=== PROBLEM DETAILS ===
Skipping all pictures, set down the lines of the listing from the first through the one with "treat2, ctrl2 = split(a549_viability)".

=== DATASET EXTRACT ===

--- begin ---

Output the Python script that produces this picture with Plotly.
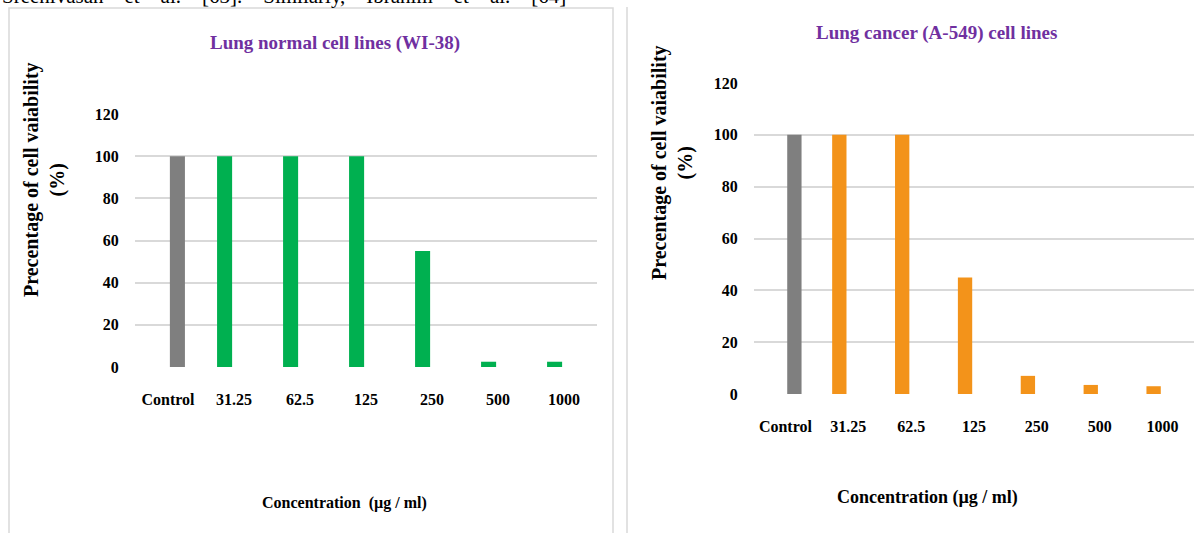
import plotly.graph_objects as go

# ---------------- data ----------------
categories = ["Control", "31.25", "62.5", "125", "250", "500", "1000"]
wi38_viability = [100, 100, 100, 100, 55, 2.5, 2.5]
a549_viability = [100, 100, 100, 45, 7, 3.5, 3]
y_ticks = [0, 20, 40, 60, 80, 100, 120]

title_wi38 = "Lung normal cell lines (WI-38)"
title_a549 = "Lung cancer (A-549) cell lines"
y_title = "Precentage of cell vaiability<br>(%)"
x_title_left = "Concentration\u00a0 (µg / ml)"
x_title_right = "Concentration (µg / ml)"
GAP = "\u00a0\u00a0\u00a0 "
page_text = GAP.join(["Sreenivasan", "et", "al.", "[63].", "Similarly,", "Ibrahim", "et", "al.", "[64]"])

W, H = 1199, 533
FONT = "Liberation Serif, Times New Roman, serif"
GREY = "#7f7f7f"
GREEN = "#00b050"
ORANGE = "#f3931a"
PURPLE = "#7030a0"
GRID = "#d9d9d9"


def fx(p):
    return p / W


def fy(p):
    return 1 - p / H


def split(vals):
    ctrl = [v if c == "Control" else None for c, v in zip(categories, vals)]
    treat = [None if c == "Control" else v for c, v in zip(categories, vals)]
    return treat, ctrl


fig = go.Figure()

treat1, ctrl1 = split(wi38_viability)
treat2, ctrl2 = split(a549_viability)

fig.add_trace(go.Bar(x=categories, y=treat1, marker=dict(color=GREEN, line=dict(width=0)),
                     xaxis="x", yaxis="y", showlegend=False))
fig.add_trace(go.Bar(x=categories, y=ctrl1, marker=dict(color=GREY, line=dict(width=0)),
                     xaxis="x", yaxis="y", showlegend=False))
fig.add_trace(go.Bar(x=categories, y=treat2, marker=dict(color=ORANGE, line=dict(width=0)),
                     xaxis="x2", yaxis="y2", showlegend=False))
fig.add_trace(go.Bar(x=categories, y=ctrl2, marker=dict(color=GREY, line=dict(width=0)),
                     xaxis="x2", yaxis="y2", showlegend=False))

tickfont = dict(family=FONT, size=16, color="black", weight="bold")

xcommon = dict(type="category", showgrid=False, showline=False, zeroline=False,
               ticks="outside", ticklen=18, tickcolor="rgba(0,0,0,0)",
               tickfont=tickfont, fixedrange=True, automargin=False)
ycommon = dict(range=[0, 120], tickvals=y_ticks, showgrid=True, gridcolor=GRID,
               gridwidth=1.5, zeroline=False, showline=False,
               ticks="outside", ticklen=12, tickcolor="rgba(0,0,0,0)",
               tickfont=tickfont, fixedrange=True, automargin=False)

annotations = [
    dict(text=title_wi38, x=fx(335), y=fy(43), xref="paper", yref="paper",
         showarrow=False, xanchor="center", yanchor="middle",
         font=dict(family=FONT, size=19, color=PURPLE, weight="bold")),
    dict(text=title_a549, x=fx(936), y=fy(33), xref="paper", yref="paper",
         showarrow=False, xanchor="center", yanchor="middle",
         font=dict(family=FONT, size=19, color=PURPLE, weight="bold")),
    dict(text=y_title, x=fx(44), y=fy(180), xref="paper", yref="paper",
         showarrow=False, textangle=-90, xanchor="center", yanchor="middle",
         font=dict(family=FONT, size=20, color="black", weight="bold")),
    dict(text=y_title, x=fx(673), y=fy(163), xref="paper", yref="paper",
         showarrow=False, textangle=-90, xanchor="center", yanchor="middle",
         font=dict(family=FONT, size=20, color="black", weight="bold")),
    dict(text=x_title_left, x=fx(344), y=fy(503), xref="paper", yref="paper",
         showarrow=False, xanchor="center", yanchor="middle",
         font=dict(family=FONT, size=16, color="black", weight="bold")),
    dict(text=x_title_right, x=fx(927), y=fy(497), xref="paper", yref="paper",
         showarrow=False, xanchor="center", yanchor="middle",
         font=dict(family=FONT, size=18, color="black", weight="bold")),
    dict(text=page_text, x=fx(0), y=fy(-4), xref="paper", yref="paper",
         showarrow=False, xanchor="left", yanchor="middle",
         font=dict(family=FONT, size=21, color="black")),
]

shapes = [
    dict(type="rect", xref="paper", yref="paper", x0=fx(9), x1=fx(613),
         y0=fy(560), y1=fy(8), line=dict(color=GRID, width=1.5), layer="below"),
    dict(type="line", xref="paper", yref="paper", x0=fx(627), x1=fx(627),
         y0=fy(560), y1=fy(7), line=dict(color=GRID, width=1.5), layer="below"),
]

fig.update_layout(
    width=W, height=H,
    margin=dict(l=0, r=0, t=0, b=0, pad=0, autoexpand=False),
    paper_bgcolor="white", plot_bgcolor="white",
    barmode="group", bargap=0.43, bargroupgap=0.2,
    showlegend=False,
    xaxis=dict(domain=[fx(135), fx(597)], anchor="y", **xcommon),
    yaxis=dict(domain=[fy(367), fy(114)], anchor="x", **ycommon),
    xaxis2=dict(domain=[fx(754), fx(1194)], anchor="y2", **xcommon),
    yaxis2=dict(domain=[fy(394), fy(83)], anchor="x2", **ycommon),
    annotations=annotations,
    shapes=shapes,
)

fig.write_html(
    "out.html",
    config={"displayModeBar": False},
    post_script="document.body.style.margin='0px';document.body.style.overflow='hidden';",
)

--- end ---

=== RESPONSE TO THE EXERCISE ===
Output the Python script that produces this picture with Plotly.
import plotly.graph_objects as go

# ---------------- data ----------------
categories = ["Control", "31.25", "62.5", "125", "250", "500", "1000"]
wi38_viability = [100, 100, 100, 100, 55, 2.5, 2.5]
a549_viability = [100, 100, 100, 45, 7, 3.5, 3]
y_ticks = [0, 20, 40, 60, 80, 100, 120]

title_wi38 = "Lung normal cell lines (WI-38)"
title_a549 = "Lung cancer (A-549) cell lines"
y_title = "Precentage of cell vaiability<br>(%)"
x_title_left = "Concentration\u00a0 (µg / ml)"
x_title_right = "Concentration (µg / ml)"
GAP = "\u00a0\u00a0\u00a0 "
page_text = GAP.join(["Sreenivasan", "et", "al.", "[63].", "Similarly,", "Ibrahim", "et", "al.", "[64]"])

W, H = 1199, 533
FONT = "Liberation Serif, Times New Roman, serif"
GREY = "#7f7f7f"
GREEN = "#00b050"
ORANGE = "#f3931a"
PURPLE = "#7030a0"
GRID = "#d9d9d9"


def fx(p):
    return p / W


def fy(p):
    return 1 - p / H


def split(vals):
    ctrl = [v if c == "Control" else None for c, v in zip(categories, vals)]
    treat = [None if c == "Control" else v for c, v in zip(categories, vals)]
    return treat, ctrl


fig = go.Figure()

treat1, ctrl1 = split(wi38_viability)
treat2, ctrl2 = split(a549_viability)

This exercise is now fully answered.